■ **WHAT IS EXPECTED**: Check each line for the string "this", then give only how many lines have it.
^^^^^^^^
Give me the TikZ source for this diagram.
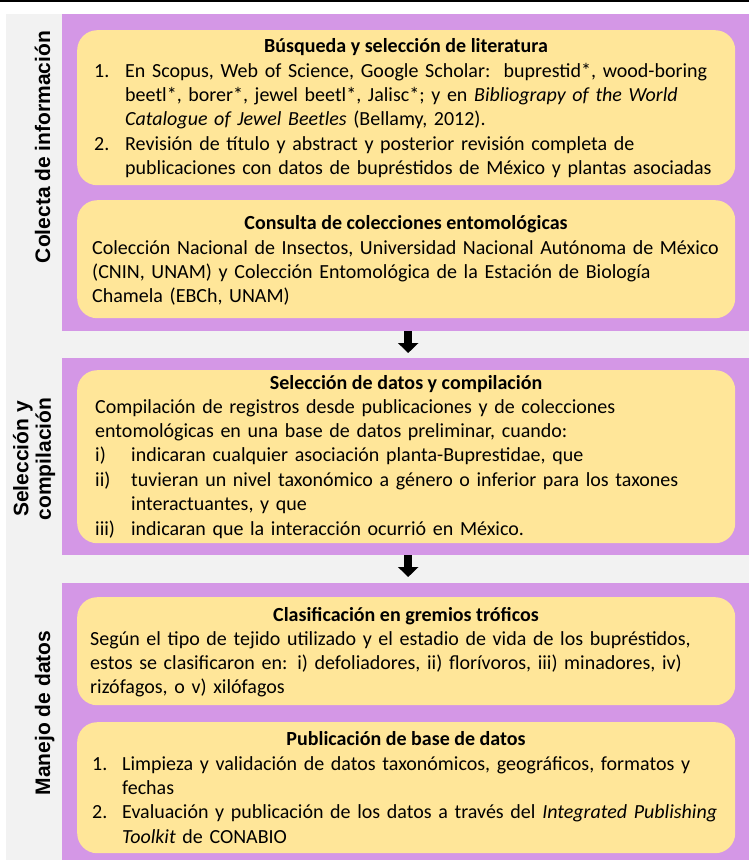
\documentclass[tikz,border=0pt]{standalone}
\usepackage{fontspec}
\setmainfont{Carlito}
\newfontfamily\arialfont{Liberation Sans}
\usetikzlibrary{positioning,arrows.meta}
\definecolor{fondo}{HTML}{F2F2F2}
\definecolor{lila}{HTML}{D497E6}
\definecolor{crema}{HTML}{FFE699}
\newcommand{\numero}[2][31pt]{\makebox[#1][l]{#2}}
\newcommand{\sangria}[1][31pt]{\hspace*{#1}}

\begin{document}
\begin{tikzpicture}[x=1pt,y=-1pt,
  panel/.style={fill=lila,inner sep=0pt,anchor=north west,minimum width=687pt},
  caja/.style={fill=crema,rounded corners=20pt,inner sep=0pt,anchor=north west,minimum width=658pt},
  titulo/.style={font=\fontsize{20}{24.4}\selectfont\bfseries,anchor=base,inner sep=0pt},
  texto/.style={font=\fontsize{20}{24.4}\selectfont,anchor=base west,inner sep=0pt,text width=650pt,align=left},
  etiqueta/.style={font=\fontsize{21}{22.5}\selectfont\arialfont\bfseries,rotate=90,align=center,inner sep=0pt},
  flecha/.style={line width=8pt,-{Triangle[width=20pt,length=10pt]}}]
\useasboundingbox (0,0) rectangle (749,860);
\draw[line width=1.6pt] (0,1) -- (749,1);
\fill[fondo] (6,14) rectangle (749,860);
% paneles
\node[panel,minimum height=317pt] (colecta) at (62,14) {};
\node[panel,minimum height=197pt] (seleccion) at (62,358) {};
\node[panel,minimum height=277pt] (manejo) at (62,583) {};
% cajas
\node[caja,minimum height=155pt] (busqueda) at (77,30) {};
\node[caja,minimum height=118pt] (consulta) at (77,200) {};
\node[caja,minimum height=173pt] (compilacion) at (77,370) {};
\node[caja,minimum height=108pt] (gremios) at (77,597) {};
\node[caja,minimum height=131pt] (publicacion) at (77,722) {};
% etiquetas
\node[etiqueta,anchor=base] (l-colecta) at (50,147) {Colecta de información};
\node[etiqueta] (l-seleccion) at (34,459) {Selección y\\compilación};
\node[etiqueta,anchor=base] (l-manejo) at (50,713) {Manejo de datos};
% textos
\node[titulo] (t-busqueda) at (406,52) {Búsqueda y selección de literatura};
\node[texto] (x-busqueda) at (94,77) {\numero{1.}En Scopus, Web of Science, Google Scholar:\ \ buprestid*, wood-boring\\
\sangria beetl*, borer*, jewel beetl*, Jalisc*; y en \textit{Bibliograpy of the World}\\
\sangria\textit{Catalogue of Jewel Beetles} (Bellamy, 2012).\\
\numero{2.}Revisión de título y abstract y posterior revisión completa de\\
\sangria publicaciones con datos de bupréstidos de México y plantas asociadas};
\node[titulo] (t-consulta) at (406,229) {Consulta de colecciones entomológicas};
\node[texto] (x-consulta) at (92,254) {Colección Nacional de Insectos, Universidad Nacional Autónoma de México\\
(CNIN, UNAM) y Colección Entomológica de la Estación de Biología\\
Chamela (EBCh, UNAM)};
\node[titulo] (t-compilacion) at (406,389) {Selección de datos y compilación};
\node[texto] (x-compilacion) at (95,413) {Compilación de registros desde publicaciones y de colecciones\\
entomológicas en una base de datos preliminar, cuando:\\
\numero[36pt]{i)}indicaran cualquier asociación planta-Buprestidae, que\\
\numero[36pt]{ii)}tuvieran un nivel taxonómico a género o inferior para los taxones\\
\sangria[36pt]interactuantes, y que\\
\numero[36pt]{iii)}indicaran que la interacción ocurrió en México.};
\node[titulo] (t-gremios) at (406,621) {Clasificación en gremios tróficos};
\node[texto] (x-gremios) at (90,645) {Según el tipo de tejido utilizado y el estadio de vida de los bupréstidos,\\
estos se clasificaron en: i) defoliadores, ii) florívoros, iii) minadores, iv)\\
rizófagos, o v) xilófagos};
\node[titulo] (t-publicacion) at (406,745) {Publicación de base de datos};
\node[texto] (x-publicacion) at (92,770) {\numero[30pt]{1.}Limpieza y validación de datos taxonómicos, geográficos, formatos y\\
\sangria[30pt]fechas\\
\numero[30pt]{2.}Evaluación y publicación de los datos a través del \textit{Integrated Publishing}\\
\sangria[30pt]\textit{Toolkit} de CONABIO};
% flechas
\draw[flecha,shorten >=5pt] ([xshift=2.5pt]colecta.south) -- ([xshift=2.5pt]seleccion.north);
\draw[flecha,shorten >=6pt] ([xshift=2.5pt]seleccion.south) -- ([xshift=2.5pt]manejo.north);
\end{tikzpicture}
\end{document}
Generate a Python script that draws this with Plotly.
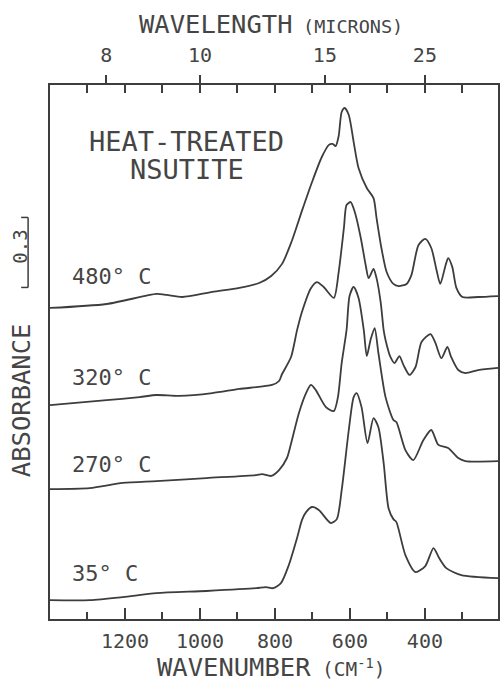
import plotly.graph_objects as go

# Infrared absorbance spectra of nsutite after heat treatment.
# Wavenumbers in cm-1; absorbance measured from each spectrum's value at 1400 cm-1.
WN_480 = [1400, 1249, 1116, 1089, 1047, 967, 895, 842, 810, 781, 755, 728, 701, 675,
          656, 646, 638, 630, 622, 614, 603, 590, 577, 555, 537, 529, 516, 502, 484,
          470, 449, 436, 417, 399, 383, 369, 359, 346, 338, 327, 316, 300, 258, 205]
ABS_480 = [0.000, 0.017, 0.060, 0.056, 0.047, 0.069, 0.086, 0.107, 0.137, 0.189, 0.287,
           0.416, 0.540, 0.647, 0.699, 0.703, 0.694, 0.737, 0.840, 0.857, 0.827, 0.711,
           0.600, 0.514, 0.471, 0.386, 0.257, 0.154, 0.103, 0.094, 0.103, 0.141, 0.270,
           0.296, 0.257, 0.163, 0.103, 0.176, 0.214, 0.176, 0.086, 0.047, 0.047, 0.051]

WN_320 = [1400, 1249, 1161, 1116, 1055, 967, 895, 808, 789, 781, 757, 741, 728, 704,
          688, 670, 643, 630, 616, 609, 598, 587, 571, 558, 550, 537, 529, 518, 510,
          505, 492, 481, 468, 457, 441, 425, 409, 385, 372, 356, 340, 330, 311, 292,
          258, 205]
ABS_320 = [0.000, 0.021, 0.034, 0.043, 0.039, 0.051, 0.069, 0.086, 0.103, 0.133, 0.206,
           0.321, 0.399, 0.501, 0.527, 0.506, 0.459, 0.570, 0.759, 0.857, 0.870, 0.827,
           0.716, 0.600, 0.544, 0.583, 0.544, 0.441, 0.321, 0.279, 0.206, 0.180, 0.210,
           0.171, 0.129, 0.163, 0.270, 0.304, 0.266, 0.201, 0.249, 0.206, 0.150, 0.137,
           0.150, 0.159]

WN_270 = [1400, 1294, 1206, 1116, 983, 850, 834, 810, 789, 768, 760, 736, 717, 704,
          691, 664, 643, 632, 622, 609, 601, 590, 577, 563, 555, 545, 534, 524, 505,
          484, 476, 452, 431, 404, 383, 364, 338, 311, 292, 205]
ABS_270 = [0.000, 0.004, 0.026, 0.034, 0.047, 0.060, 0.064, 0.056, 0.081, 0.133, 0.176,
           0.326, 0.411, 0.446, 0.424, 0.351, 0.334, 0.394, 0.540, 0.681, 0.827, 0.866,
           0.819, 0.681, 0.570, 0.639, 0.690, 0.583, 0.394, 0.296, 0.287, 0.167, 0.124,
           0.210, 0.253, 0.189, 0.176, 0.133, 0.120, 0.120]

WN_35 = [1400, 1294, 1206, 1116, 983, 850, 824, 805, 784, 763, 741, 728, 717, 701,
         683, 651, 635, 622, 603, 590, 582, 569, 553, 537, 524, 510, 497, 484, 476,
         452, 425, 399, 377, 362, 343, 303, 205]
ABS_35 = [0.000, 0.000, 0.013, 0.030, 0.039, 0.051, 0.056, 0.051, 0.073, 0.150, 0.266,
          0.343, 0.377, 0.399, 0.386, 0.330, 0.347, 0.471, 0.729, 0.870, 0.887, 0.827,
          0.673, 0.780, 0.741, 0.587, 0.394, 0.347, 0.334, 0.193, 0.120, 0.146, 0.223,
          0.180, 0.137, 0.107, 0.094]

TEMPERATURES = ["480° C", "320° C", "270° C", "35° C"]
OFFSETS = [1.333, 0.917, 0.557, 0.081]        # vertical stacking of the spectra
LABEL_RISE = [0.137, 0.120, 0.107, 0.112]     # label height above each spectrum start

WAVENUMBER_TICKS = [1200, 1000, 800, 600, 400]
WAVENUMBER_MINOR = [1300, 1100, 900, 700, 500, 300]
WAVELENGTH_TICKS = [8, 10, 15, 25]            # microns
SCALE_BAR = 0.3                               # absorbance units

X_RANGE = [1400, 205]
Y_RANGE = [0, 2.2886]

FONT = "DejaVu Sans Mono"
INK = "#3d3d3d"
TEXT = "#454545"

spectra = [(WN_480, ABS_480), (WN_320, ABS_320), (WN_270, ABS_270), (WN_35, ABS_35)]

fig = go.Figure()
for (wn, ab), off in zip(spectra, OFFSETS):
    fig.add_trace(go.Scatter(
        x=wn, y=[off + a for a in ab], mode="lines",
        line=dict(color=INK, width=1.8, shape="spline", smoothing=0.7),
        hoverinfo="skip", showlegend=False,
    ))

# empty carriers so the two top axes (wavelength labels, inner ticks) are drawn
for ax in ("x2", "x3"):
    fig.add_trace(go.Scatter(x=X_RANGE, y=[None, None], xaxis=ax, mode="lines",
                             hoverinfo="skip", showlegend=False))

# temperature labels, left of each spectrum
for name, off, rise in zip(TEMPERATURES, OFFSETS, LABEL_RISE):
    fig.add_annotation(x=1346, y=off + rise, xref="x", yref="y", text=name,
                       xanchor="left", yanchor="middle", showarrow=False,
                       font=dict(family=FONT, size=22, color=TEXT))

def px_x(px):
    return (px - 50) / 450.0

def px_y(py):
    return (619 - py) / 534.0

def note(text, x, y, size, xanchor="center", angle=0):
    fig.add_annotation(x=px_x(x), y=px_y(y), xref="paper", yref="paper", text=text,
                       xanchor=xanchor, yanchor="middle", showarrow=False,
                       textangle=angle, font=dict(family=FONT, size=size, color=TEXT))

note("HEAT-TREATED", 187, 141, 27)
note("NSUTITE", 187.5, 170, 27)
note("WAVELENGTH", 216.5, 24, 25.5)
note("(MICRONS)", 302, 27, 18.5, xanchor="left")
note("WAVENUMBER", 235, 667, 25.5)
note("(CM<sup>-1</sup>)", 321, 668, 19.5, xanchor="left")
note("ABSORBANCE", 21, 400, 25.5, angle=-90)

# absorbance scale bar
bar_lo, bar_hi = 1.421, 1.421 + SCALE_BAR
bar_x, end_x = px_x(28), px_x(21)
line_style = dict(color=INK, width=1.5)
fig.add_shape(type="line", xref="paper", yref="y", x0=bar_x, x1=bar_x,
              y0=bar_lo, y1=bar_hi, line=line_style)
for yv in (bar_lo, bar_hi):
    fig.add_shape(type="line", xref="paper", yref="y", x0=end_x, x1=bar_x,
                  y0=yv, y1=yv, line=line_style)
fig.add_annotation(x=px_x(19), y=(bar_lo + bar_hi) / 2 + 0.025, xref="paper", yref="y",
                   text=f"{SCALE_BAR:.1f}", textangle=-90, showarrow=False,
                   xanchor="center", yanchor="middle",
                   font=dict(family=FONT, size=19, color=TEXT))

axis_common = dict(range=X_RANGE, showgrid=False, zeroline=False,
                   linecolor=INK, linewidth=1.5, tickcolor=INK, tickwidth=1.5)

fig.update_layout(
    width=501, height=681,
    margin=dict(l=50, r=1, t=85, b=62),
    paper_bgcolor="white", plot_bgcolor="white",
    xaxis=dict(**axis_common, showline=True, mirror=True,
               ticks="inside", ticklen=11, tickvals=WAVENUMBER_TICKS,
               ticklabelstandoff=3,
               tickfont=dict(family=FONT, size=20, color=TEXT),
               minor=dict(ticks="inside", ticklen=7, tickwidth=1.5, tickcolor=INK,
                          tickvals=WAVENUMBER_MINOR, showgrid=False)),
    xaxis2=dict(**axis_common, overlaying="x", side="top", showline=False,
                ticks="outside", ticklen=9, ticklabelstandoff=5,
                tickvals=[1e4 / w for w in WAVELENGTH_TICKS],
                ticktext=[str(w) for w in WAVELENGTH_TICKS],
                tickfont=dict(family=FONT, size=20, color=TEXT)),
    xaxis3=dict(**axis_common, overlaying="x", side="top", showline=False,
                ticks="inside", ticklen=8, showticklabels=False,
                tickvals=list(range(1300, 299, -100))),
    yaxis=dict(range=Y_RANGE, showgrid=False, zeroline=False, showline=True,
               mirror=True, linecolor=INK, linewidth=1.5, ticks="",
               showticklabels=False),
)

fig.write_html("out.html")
^^^^^^^^
■ **EXERCISE SOLUTION**: 2